#### [Task directions]
Determine the number of lines holding the word "code"; answer with that number only.

#### [Data listing]
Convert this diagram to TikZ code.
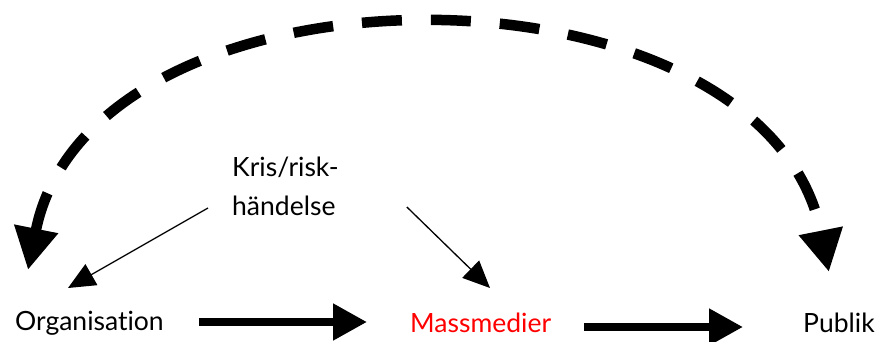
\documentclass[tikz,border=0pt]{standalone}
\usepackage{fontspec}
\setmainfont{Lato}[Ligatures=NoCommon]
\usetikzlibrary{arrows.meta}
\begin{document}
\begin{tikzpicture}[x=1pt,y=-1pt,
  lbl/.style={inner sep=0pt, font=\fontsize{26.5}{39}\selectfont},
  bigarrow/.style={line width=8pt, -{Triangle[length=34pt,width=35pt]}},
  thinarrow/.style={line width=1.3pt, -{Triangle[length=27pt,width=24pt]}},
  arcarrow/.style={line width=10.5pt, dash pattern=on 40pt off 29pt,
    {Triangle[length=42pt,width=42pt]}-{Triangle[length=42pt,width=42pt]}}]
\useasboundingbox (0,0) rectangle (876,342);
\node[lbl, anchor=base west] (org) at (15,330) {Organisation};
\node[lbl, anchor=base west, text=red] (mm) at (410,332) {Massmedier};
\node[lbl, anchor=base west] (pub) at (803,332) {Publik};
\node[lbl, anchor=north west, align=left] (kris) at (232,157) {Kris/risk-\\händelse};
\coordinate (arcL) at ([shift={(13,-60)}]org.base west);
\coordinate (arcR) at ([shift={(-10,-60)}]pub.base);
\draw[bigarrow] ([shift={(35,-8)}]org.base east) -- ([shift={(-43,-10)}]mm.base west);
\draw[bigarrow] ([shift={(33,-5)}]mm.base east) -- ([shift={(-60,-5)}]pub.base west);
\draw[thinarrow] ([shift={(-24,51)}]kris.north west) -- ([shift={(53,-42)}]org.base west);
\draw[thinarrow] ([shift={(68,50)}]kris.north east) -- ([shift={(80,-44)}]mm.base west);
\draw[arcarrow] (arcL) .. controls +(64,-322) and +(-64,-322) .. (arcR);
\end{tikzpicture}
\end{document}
...
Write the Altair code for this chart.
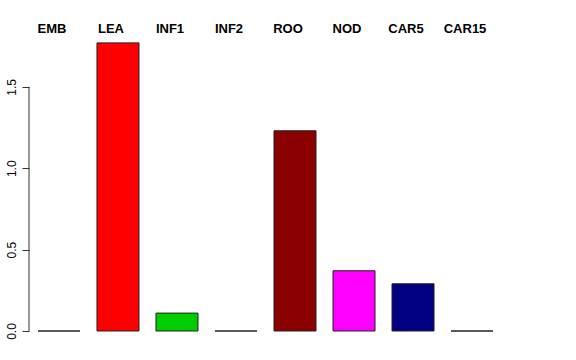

#### [Exercise output]
2